▶ [The problem] Transcribe the entries exactly; images are not part of the copy.

▶ [Exercise input]
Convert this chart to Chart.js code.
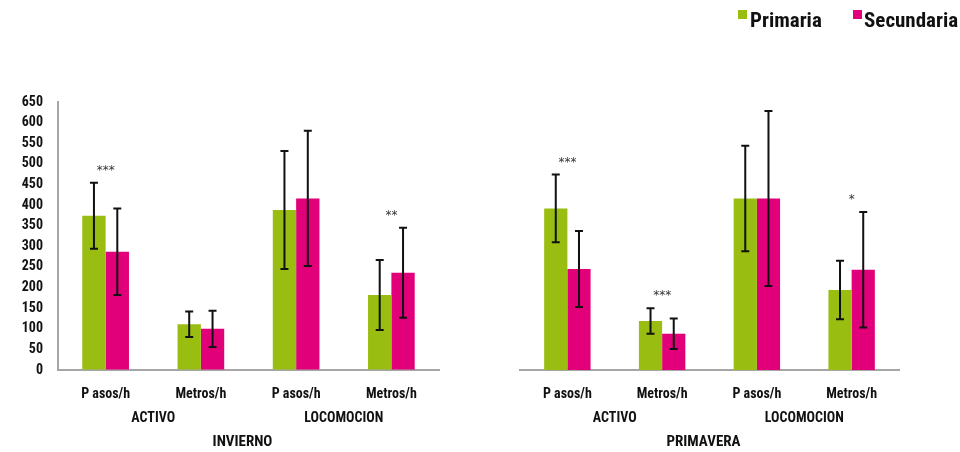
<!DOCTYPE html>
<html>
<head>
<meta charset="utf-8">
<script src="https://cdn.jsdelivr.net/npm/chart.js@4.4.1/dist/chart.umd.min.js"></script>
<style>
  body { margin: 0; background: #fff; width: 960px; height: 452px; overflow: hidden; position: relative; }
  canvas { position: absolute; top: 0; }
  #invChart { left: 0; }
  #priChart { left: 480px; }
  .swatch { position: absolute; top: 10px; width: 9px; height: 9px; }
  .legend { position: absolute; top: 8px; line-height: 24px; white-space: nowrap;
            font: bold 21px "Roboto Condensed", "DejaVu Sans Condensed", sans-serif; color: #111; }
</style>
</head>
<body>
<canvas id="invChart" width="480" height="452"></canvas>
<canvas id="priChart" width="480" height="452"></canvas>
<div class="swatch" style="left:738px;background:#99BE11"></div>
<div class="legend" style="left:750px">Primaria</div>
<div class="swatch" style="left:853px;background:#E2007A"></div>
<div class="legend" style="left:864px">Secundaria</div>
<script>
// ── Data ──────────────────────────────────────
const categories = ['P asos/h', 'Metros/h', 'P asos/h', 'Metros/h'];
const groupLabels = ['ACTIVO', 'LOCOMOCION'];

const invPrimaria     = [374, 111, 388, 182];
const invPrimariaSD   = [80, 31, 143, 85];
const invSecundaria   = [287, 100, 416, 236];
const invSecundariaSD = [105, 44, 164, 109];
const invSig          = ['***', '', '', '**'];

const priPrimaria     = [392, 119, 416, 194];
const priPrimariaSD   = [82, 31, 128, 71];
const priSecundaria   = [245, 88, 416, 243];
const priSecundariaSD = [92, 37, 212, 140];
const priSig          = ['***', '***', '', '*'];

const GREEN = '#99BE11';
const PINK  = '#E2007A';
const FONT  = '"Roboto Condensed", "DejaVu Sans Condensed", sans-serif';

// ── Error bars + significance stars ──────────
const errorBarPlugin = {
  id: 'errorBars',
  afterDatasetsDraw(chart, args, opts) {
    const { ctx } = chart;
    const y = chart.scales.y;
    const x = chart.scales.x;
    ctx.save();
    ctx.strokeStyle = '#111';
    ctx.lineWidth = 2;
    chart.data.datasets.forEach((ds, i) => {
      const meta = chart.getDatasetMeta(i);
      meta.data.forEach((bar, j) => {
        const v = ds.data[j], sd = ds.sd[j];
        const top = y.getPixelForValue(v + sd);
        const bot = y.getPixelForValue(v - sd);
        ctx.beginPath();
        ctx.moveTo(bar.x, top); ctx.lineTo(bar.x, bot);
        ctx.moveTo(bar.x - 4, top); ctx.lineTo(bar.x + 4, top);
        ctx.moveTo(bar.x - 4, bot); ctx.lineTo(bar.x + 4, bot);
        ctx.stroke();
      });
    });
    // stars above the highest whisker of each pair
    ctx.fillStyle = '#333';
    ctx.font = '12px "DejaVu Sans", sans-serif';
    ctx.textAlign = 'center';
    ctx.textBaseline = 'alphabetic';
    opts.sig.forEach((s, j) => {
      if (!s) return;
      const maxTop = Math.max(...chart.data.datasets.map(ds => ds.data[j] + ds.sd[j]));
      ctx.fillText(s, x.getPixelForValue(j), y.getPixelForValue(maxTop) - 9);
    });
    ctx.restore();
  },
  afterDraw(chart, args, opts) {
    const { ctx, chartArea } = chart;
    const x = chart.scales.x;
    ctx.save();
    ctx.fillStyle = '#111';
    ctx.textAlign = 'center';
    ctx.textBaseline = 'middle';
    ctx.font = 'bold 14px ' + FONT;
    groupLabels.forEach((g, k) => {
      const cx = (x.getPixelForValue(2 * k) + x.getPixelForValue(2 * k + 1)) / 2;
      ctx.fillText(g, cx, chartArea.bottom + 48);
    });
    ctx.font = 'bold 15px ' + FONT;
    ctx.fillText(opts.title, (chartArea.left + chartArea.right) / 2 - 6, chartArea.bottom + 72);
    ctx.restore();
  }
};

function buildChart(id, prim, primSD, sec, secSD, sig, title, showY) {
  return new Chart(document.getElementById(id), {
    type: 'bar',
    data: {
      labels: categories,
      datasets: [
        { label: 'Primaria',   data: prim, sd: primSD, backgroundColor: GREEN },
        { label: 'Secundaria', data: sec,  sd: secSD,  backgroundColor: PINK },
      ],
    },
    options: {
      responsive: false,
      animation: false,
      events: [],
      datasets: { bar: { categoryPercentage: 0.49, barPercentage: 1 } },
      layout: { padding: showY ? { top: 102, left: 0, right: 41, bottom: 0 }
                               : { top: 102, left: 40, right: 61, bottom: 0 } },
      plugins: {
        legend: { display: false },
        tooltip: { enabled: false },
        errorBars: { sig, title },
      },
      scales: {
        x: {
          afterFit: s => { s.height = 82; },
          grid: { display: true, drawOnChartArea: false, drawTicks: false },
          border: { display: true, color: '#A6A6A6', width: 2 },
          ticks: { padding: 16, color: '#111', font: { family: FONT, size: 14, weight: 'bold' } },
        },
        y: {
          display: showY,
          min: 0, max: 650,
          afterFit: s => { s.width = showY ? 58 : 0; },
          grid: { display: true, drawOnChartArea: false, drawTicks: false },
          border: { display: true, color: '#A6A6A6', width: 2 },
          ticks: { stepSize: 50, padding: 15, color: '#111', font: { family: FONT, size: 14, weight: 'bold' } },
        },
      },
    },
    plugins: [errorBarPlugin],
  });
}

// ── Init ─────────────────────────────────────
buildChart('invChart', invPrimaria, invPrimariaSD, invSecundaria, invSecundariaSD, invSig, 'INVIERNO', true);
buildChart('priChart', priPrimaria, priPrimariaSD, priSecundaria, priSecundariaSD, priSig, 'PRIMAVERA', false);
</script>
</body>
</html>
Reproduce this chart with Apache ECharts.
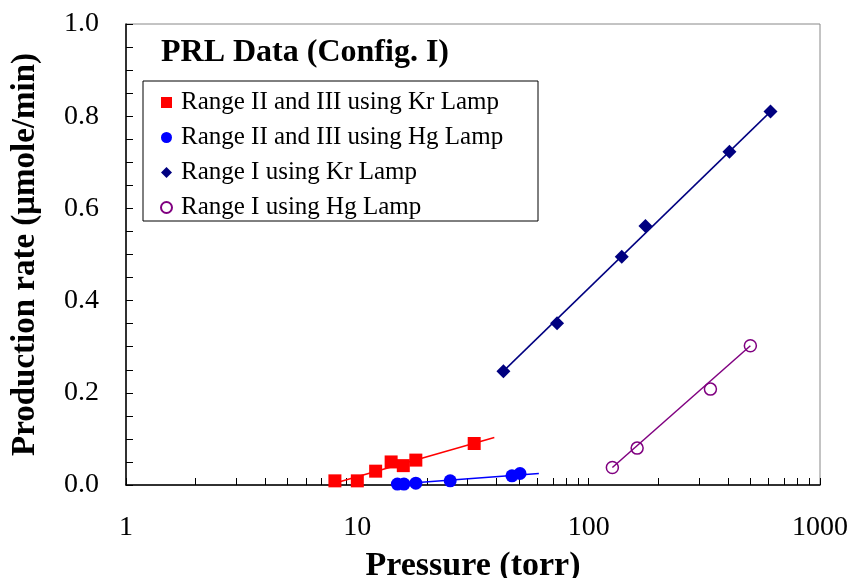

▶ [Full solution]
Convert this chart to Chart.js code.
<!DOCTYPE html>
<html>
<head>
<meta charset="utf-8">
<script src="https://cdn.jsdelivr.net/npm/chart.js@4.4.1/dist/chart.umd.min.js"></script>
<style>
  body { margin: 0; background: #fff; width: 960px; height: 452px; overflow: hidden; position: relative; }
  canvas { position: absolute; top: 0; }
  #invChart { left: 0; }
  #priChart { left: 480px; }
  .swatch { position: absolute; top: 10px; width: 9px; height: 9px; }
  .legend { position: absolute; top: 8px; line-height: 24px; white-space: nowrap;
            font: bold 21px "Roboto Condensed", "DejaVu Sans Condensed", sans-serif; color: #111; }
</style>
</head>
<body>
<canvas id="invChart" width="480" height="452"></canvas>
<canvas id="priChart" width="480" height="452"></canvas>
<div class="swatch" style="left:738px;background:#99BE11"></div>
<div class="legend" style="left:750px">Primaria</div>
<div class="swatch" style="left:853px;background:#E2007A"></div>
<div class="legend" style="left:864px">Secundaria</div>
<script>
// ── Data ──────────────────────────────────────
const categories = ['P asos/h', 'Metros/h', 'P asos/h', 'Metros/h'];
const groupLabels = ['ACTIVO', 'LOCOMOCION'];

const invPrimaria     = [374, 111, 388, 182];
const invPrimariaSD   = [80, 31, 143, 85];
const invSecundaria   = [287, 100, 416, 236];
const invSecundariaSD = [105, 44, 164, 109];
const invSig          = ['***', '', '', '**'];

const priPrimaria     = [392, 119, 416, 194];
const priPrimariaSD   = [82, 31, 128, 71];
const priSecundaria   = [245, 88, 416, 243];
const priSecundariaSD = [92, 37, 212, 140];
const priSig          = ['***', '***', '', '*'];

const GREEN = '#99BE11';
const PINK  = '#E2007A';
const FONT  = '"Roboto Condensed", "DejaVu Sans Condensed", sans-serif';

// ── Error bars + significance stars ──────────
const errorBarPlugin = {
  id: 'errorBars',
  afterDatasetsDraw(chart, args, opts) {
    const { ctx } = chart;
    const y = chart.scales.y;
    const x = chart.scales.x;
    ctx.save();
    ctx.strokeStyle = '#111';
    ctx.lineWidth = 2;
    chart.data.datasets.forEach((ds, i) => {
      const meta = chart.getDatasetMeta(i);
      meta.data.forEach((bar, j) => {
        const v = ds.data[j], sd = ds.sd[j];
        const top = y.getPixelForValue(v + sd);
        const bot = y.getPixelForValue(v - sd);
        ctx.beginPath();
        ctx.moveTo(bar.x, top); ctx.lineTo(bar.x, bot);
        ctx.moveTo(bar.x - 4, top); ctx.lineTo(bar.x + 4, top);
        ctx.moveTo(bar.x - 4, bot); ctx.lineTo(bar.x + 4, bot);
        ctx.stroke();
      });
    });
    // stars above the highest whisker of each pair
    ctx.fillStyle = '#333';
    ctx.font = '12px "DejaVu Sans", sans-serif';
    ctx.textAlign = 'center';
    ctx.textBaseline = 'alphabetic';
    opts.sig.forEach((s, j) => {
      if (!s) return;
      const maxTop = Math.max(...chart.data.datasets.map(ds => ds.data[j] + ds.sd[j]));
      ctx.fillText(s, x.getPixelForValue(j), y.getPixelForValue(maxTop) - 9);
    });
    ctx.restore();
  },
  afterDraw(chart, args, opts) {
    const { ctx, chartArea } = chart;
    const x = chart.scales.x;
    ctx.save();
    ctx.fillStyle = '#111';
    ctx.textAlign = 'center';
    ctx.textBaseline = 'middle';
    ctx.font = 'bold 14px ' + FONT;
    groupLabels.forEach((g, k) => {
      const cx = (x.getPixelForValue(2 * k) + x.getPixelForValue(2 * k + 1)) / 2;
      ctx.fillText(g, cx, chartArea.bottom + 48);
    });
    ctx.font = 'bold 15px ' + FONT;
    ctx.fillText(opts.title, (chartArea.left + chartArea.right) / 2 - 6, chartArea.bottom + 72);
    ctx.restore();
  }
};

function buildChart(id, prim, primSD, sec, secSD, sig, title, showY) {
  return new Chart(document.getElementById(id), {
    type: 'bar',
    data: {
      labels: categories,
      datasets: [
        { label: 'Primaria',   data: prim, sd: primSD, backgroundColor: GREEN },
        { label: 'Secundaria', data: sec,  sd: secSD,  backgroundColor: PINK },
      ],
    },
    options: {
      responsive: false,
      animation: false,
      events: [],
      datasets: { bar: { categoryPercentage: 0.49, barPercentage: 1 } },
      layout: { padding: showY ? { top: 102, left: 0, right: 41, bottom: 0 }
                               : { top: 102, left: 40, right: 61, bottom: 0 } },
      plugins: {
        legend: { display: false },
        tooltip: { enabled: false },
        errorBars: { sig, title },
      },
      scales: {
        x: {
          afterFit: s => { s.height = 82; },
          grid: { display: true, drawOnChartArea: false, drawTicks: false },
          border: { display: true, color: '#A6A6A6', width: 2 },
          ticks: { padding: 16, color: '#111', font: { family: FONT, size: 14, weight: 'bold' } },
        },
        y: {
          display: showY,
          min: 0, max: 650,
          afterFit: s => { s.width = showY ? 58 : 0; },
          grid: { display: true, drawOnChartArea: false, drawTicks: false },
          border: { display: true, color: '#A6A6A6', width: 2 },
          ticks: { stepSize: 50, padding: 15, color: '#111', font: { family: FONT, size: 14, weight: 'bold' } },
        },
      },
    },
    plugins: [errorBarPlugin],
  });
}

// ── Init ─────────────────────────────────────
buildChart('invChart', invPrimaria, invPrimariaSD, invSecundaria, invSecundariaSD, invSig, 'INVIERNO', true);
buildChart('priChart', priPrimaria, priPrimariaSD, priSecundaria, priSecundariaSD, priSig, 'PRIMAVERA', false);
</script>
</body>
</html>
Reproduce this chart with Apache ECharts.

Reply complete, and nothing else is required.